A stereotypical Silicon Valley startup raises multiple rounds of venture funding. Many of these funding rounds are well publicized, and hence there are few secrets about new startups and the problems they are intending to solve. Contrast that with Europe, and Germany in particular, where limited information about startups is available, particularly in the enterprise software space: Founders have a culture of self financing, there are few venture capitalists who invest in the space, and hence these startups are not written about nor do they seek attention.
Two recent funding news from the enterprise software space support these observations: Berlin based Signavio raised €31 million from Summit Partners in December 2015, and Munich based Celonis raised $27.5 million Series A from Accel Partners and 83North in June 2016.
Both Signavio and Celonis have demonstrated that an enterprise software startup can bootstrap its way to fast and profitable growth. Their journey also illustrates some important points for investors
- The founding teams developed their ideas during their university projects. They were first time founders without a track record in running a business. Public funding from the EXIST program financed both startups for the first year after founder graduation from university. Neither team took on any money from angel investors.

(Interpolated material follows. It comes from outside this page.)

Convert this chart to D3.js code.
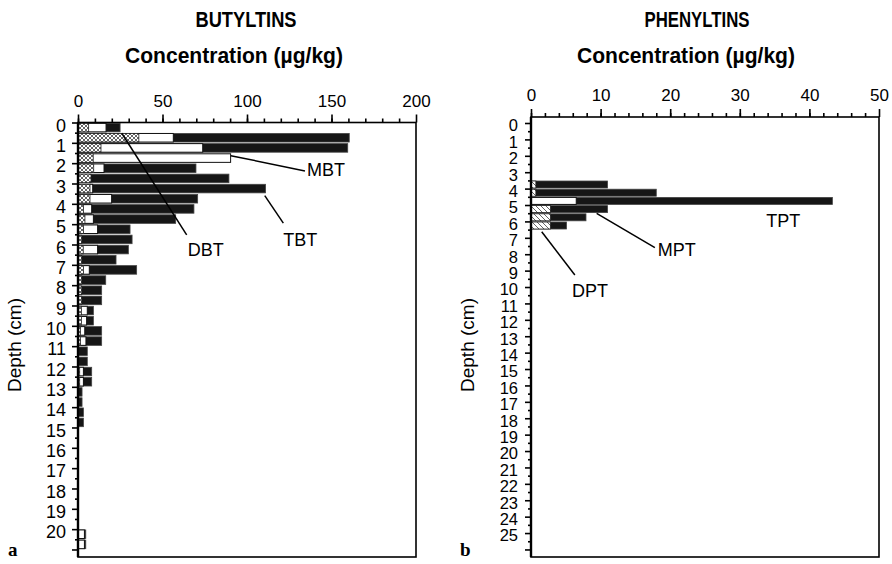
<!DOCTYPE html>
<html>
<head>
<meta charset="utf-8">
<script src="https://cdn.jsdelivr.net/npm/d3@7"></script>
<style>
  body { margin: 0; background: #fff; }
  svg { display: block; }
</style>
</head>
<body>
<script>
// butyltins, one row per 0.5 cm slice (depth = top of slice, cm)
const butylDepth = [0, 0.5, 1, 1.5, 2, 2.5, 3, 3.5, 4, 4.5, 5, 5.5, 6, 6.5, 7, 7.5, 8, 8.5, 9, 9.5,
    10, 10.5, 11, 11.5, 12, 12.5, 13, 13.5, 14, 14.5, 20, 20.5];
const tbt = [24.9, 160.5, 159.6, 0, 69.8, 89.3, 111, 70.8, 68.6, 57.8, 30.8, 32, 29.8, 22.5, 34.7, 16.4, 14, 14, 9.1, 9.1,
    14, 14, 5.5, 5.5, 8.1, 8.1, 2.4, 2.4, 3.2, 3.2, 4.6, 4.6];
const mbt = [16.6, 56.4, 73.8, 90.3, 15.4, 0, 8.7, 19.9, 8.1, 9.1, 11.6, 0, 11.6, 0, 6.7, 0, 0, 0, 5.5, 5.1,
    4, 4.7, 0, 0, 3.2, 3.2, 0, 0, 0, 0, 3.8, 3.8];
const dbt = [6.3, 36, 13.6, 9, 9.3, 7.7, 7.1, 7.1, 3.2, 4.1, 3.2, 2.2, 3.1, 2.2, 3.2, 2.2, 2.2, 2.2, 2, 2,
    1.5, 1.5, 0, 0, 1, 1, 0, 0, 0, 0, 0, 0];

// phenyltins
const phenylDepth = [3.5, 4, 4.5, 5, 5.5, 6];
const tpt = [11, 18, 43.3, 11, 7.9, 5.1];
const mpt = [0, 0, 6.5, 0, 0, 0];
const dpt = [0.7, 0.7, 0, 2.8, 2.8, 2.8];

const butylTicks = [0, 50, 100, 150, 200];
const phenylTicks = [0, 10, 20, 30, 40, 50];

var svg = d3.select('body')
    .append('svg')
    .attr('width', 892)
    .attr('height', 564)
    .style('font-family', '"Liberation Sans", Arial, sans-serif');

var defs = svg.append('defs');

var cross = defs.append('pattern')
    .attr('id', 'cross')
    .attr('patternUnits', 'userSpaceOnUse')
    .attr('width', 4)
    .attr('height', 4);
cross.append('rect').attr('width', 4).attr('height', 4).attr('fill', '#fff');
cross.append('path')
    .attr('d', 'M0,0L4,4M4,0L0,4')
    .attr('stroke', '#555')
    .attr('stroke-width', 0.9);

var diag = defs.append('pattern')
    .attr('id', 'diag')
    .attr('patternUnits', 'userSpaceOnUse')
    .attr('width', 5)
    .attr('height', 5);
diag.append('rect').attr('width', 5).attr('height', 5).attr('fill', '#fff');
diag.append('path')
    .attr('d', 'M0,0L5,5M-1,4L1,6M4,-1L6,1')
    .attr('stroke', '#666')
    .attr('stroke-width', 1);

function panel(p) {
    var g = svg.append('g');

    var x = d3.scaleLinear().domain([0, p.xmax]).range([p.left, p.right]);
    var y = d3.scaleLinear().domain([0, p.ymax]).range([p.yzero, p.bottom]);

    var rows = p.depth.map(function (d, i) {
        return {depth: d, t: p.t[i], m: p.m[i], d: p.d[i]};
    });

    function barY(d) { return y(d.depth) + p.gap; }
    function barH(d) { return y(d.depth + 0.5) - y(d.depth) - 2 * p.gap; }

    // black (tri-), drawn first
    g.selectAll('.tri')
        .data(rows.filter(function (d) { return d.t > 0; }))
        .enter()
        .append('rect')
        .attr('x', x(0))
        .attr('y', barY)
        .attr('width', function (d) { return x(d.t) - x(0); })
        .attr('height', barH)
        .attr('fill', '#161616')
        .attr('stroke', '#444')
        .attr('stroke-width', 0.8);

    // white (mono-)
    g.selectAll('.mono')
        .data(rows.filter(function (d) { return d.m > 0; }))
        .enter()
        .append('rect')
        .attr('x', x(0))
        .attr('y', barY)
        .attr('width', function (d) { return x(d.m) - x(0); })
        .attr('height', barH)
        .attr('fill', '#fff')
        .attr('stroke', '#111')
        .attr('stroke-width', 1);

    // hatched (di-)
    g.selectAll('.di')
        .data(rows.filter(function (d) { return d.d > 0; }))
        .enter()
        .append('rect')
        .attr('x', x(0))
        .attr('y', barY)
        .attr('width', function (d) { return x(d.d) - x(0); })
        .attr('height', barH)
        .attr('fill', 'url(#' + p.pattern + ')')
        .attr('stroke', '#222')
        .attr('stroke-width', 0.8);

    // frame
    g.append('rect')
        .attr('x', p.left)
        .attr('y', p.top)
        .attr('width', p.right - p.left)
        .attr('height', p.bottom - p.top)
        .attr('fill', 'none')
        .attr('stroke', '#000')
        .attr('stroke-width', 1.6);
    g.append('line')
        .attr('x1', p.left).attr('x2', p.left)
        .attr('y1', p.top).attr('y2', p.bottom)
        .attr('stroke', '#000')
        .attr('stroke-width', 2.4);

    // top axis, major and minor ticks
    var xMajor = g.append('g')
        .attr('transform', 'translate(0,' + p.top + ')')
        .call(d3.axisTop(x).tickValues(p.xTicks).tickSize(8).tickPadding(8));
    var xMinor = g.append('g')
        .attr('transform', 'translate(0,' + p.top + ')')
        .call(d3.axisTop(x).tickValues(d3.range(0, p.xmax, p.xMinor)).tickSize(4).tickFormat(''));

    var yMajor = g.append('g')
        .attr('transform', 'translate(' + p.left + ',0)')
        .call(d3.axisLeft(y).tickValues(d3.range(0, p.lastTick + 1)).tickSize(6).tickPadding(p.yPad)
            .tickFormat(function (d) { return d <= p.lastLabel ? d : ''; }));
    var yMinor = g.append('g')
        .attr('transform', 'translate(' + p.left + ',0)')
        .call(d3.axisLeft(y).tickValues(d3.range(0.5, p.lastTick, 1)).tickSize(3).tickFormat(''));

    [xMajor, xMinor, yMajor, yMinor].forEach(function (a) {
        a.select('.domain').remove();
        a.selectAll('.tick line').attr('stroke', '#000').attr('stroke-width', 1.6);
    });
    xMajor.selectAll('text').attr('font-size', '17px').attr('fill', '#000')
        .attr('font-family', '"Liberation Sans", Arial, sans-serif');
    yMajor.selectAll('text').attr('font-size', p.yFont).attr('fill', '#000').attr('dy', '0.48em')
        .attr('font-family', '"Liberation Sans", Arial, sans-serif');

    // leader lines and compound names
    p.notes.forEach(function (n) {
        if (n.line) {
            g.append('line')
                .attr('x1', x(n.line[0])).attr('y1', y(n.line[1]))
                .attr('x2', x(n.line[2])).attr('y2', y(n.line[3]))
                .attr('stroke', '#000')
                .attr('stroke-width', 1.5);
        }
        g.append('text')
            .attr('x', x(n.at[0]))
            .attr('y', y(n.at[1]))
            .attr('dy', '0.35em')
            .attr('font-size', '18px')
            .text(n.name);
    });

    // titles
    g.append('text')
        .attr('x', p.titleX)
        .attr('y', 27)
        .attr('text-anchor', 'middle')
        .attr('font-size', '22px')
        .attr('font-weight', 'bold')
        .attr('textLength', p.titleW)
        .attr('lengthAdjust', 'spacingAndGlyphs')
        .text(p.title);
    g.append('text')
        .attr('x', p.unitX)
        .attr('y', 63)
        .attr('text-anchor', 'middle')
        .attr('font-size', '22px')
        .attr('font-weight', 'bold')
        .attr('textLength', 218)
        .attr('lengthAdjust', 'spacingAndGlyphs')
        .text('Concentration  (\u00b5g/kg)');
    g.append('text')
        .attr('transform', 'translate(' + p.depthX + ',345) rotate(-90)')
        .attr('text-anchor', 'middle')
        .attr('dy', '0.35em')
        .attr('font-size', '19px')
        .text('Depth (cm)');
    g.append('text')
        .attr('x', p.letterX)
        .attr('y', 556)
        .attr('font-family', '"Liberation Serif", "Times New Roman", serif')
        .attr('font-weight', 'bold')
        .attr('font-size', '19px')
        .text(p.letter);
}

panel({
    depth: butylDepth, t: tbt, m: mbt, d: dbt, pattern: 'cross',
    xmax: 200, xTicks: butylTicks, xMinor: 10,
    left: 78, right: 416, top: 122.5, bottom: 557,
    ymax: 21.37, yzero: 122.5, gap: 0.8,
    lastTick: 21, lastLabel: 20, yPad: 6, yFont: '18px',
    title: 'BUTYLTINS', titleX: 246, titleW: 101, unitX: 234, depthX: 14,
    letter: 'a', letterX: 8,
    notes: [
        {name: 'MBT', line: [90.4, 1.63, 134.3, 2.38], at: [135.5, 2.34]},
        {name: 'TBT', line: [110.5, 3.6, 121.5, 4.95], at: [121.5, 5.78]},
        {name: 'DBT', line: [25.9, 0.53, 64.3, 5.53], at: [65, 6.27]}
    ]
});

panel({
    depth: phenylDepth, t: tpt, m: mpt, d: dpt, pattern: 'diag',
    xmax: 50, xTicks: phenylTicks, xMinor: 2,
    left: 531, right: 879, top: 117, bottom: 557,
    ymax: 26.46, yzero: 123, gap: 0.6,
    lastTick: 26, lastLabel: 25, yPad: 7, yFont: '16.5px',
    title: 'PHENYLTINS', titleX: 697, titleW: 105, unitX: 686, depthX: 467,
    letter: 'b', letterX: 460,
    notes: [
        {name: 'MPT', line: [9.43, 5.51, 17.8, 7.6], at: [18.2, 7.74]},
        {name: 'DPT', line: [1.54, 6.63, 6.3, 9.27], at: [5.9, 10.24]},
        {name: 'TPT', at: [33.8, 5.98]}
    ]
});
</script>
</body>
</html>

- Signavio and Celonis were profitable and therefore able to self finance from the beginning. Both companies signed up hundreds of customers in just a few years. Signavio and Celonis did not raise a series A or B until the first funding event about six years after founding. According to CBInsights, startups from the 2009/10 vintage raised an aggregate of $18 million in three rounds during the same time period.
The focus on business customers and the absence of external funding made Signavio and Celonis largely hidden from the general public.
- This type of horizontal business process applications are fairly country and even language agnostic and travel easily. Both startups were visible within the international VC community and investors approached the startups multiple times. These funding rounds were contested and in both cases the founders chose international investors with expertise in international expansion, although better term sheets were provided by German investors. Given the inherent profitability of the business, these funding rounds may be the only opportunity for growth stage investors to participate.
Just providing capital to bootstrapped startups is not enough for investors to be invited to participate. Instead, investors need to differentiate by providing additional expertise and value. For angels, domain knowledge and expertise in getting a company started are differentiators. For growth stage investors, experience in scaling startups internationally will be a key advantage.
Investors at every stage need to become proactive and step up their game to be invited to the party. To quote Mikhail Gorbachev: Dangers await only those who do not react to life.